[START Dataset extract]
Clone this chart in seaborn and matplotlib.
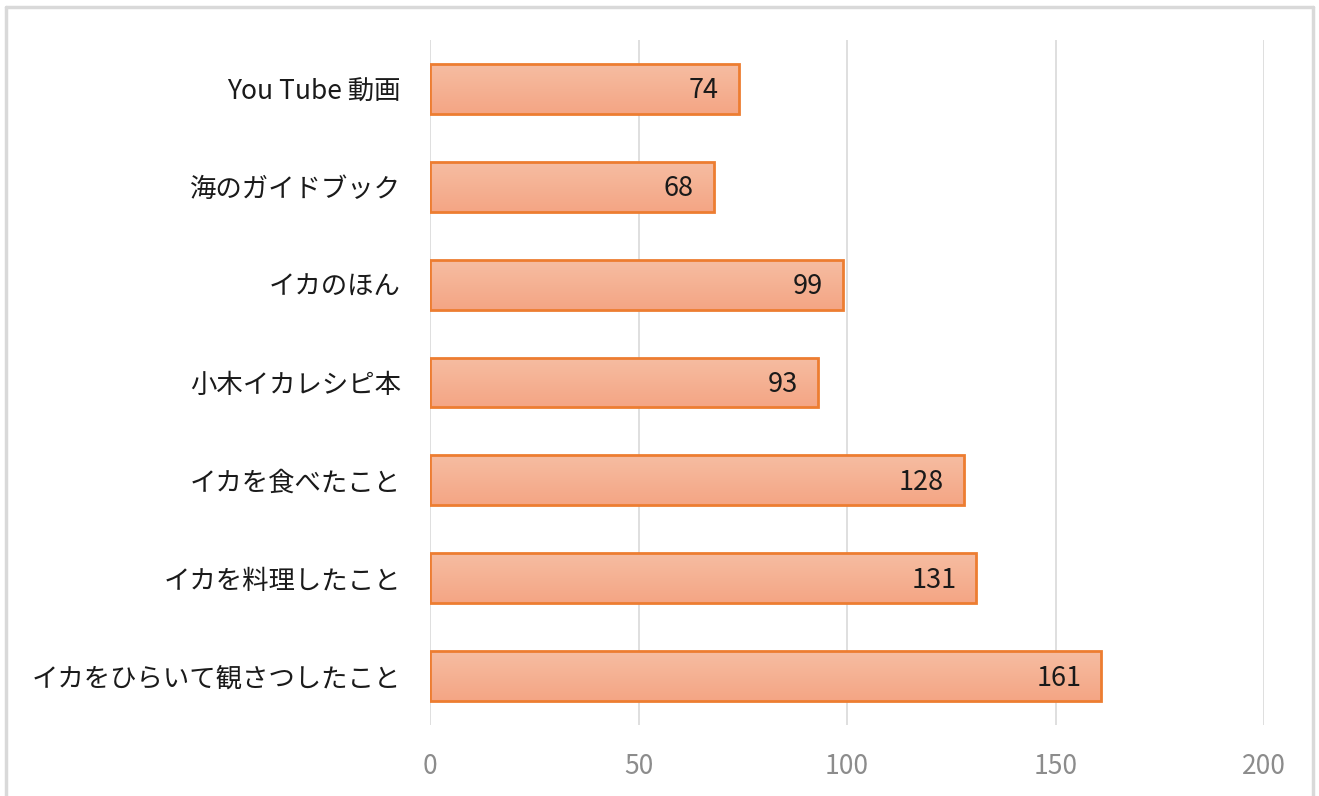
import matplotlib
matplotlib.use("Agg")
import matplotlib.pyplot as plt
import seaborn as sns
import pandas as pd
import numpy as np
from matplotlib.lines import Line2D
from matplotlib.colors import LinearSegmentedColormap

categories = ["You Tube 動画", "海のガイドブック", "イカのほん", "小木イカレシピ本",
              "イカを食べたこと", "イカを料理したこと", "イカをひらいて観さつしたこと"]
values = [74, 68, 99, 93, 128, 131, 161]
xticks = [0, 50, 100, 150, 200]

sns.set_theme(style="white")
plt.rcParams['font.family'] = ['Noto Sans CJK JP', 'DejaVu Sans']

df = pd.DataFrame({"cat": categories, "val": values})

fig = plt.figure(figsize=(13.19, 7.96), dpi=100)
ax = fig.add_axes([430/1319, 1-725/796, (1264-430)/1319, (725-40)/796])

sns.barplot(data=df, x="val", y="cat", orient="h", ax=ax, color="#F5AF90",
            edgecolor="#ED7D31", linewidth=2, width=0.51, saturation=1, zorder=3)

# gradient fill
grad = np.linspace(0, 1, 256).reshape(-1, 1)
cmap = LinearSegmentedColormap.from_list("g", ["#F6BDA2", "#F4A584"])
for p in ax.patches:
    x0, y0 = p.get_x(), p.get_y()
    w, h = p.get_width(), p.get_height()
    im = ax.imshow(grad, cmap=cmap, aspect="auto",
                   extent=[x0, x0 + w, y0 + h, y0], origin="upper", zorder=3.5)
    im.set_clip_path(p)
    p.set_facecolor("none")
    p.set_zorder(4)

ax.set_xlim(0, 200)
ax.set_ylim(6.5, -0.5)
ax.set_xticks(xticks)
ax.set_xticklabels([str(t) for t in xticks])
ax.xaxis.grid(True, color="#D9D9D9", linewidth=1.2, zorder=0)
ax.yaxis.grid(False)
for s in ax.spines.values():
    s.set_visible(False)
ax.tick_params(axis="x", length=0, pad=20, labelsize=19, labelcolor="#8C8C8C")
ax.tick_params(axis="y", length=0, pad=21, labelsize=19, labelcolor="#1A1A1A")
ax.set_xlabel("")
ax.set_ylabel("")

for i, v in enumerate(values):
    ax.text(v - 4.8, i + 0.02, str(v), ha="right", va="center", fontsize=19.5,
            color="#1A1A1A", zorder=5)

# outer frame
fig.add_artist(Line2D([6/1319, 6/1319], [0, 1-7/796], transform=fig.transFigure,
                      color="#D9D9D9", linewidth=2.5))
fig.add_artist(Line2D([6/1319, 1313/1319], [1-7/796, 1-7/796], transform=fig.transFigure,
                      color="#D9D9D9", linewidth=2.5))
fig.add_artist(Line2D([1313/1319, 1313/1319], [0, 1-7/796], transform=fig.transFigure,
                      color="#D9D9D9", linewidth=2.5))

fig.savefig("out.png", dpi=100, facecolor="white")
[END Dataset extract]
Exercise -
Only the lines from the top of the data through the line with "width=0.51, saturation=1, zorder=3)" should be quoted, exactly and with both ends kept; skip the pictures.

Correct response -
Clone this chart in seaborn and matplotlib.
import matplotlib
matplotlib.use("Agg")
import matplotlib.pyplot as plt
import seaborn as sns
import pandas as pd
import numpy as np
from matplotlib.lines import Line2D
from matplotlib.colors import LinearSegmentedColormap

categories = ["You Tube 動画", "海のガイドブック", "イカのほん", "小木イカレシピ本",
              "イカを食べたこと", "イカを料理したこと", "イカをひらいて観さつしたこと"]
values = [74, 68, 99, 93, 128, 131, 161]
xticks = [0, 50, 100, 150, 200]

sns.set_theme(style="white")
plt.rcParams['font.family'] = ['Noto Sans CJK JP', 'DejaVu Sans']

df = pd.DataFrame({"cat": categories, "val": values})

fig = plt.figure(figsize=(13.19, 7.96), dpi=100)
ax = fig.add_axes([430/1319, 1-725/796, (1264-430)/1319, (725-40)/796])

sns.barplot(data=df, x="val", y="cat", orient="h", ax=ax, color="#F5AF90",
            edgecolor="#ED7D31", linewidth=2, width=0.51, saturation=1, zorder=3)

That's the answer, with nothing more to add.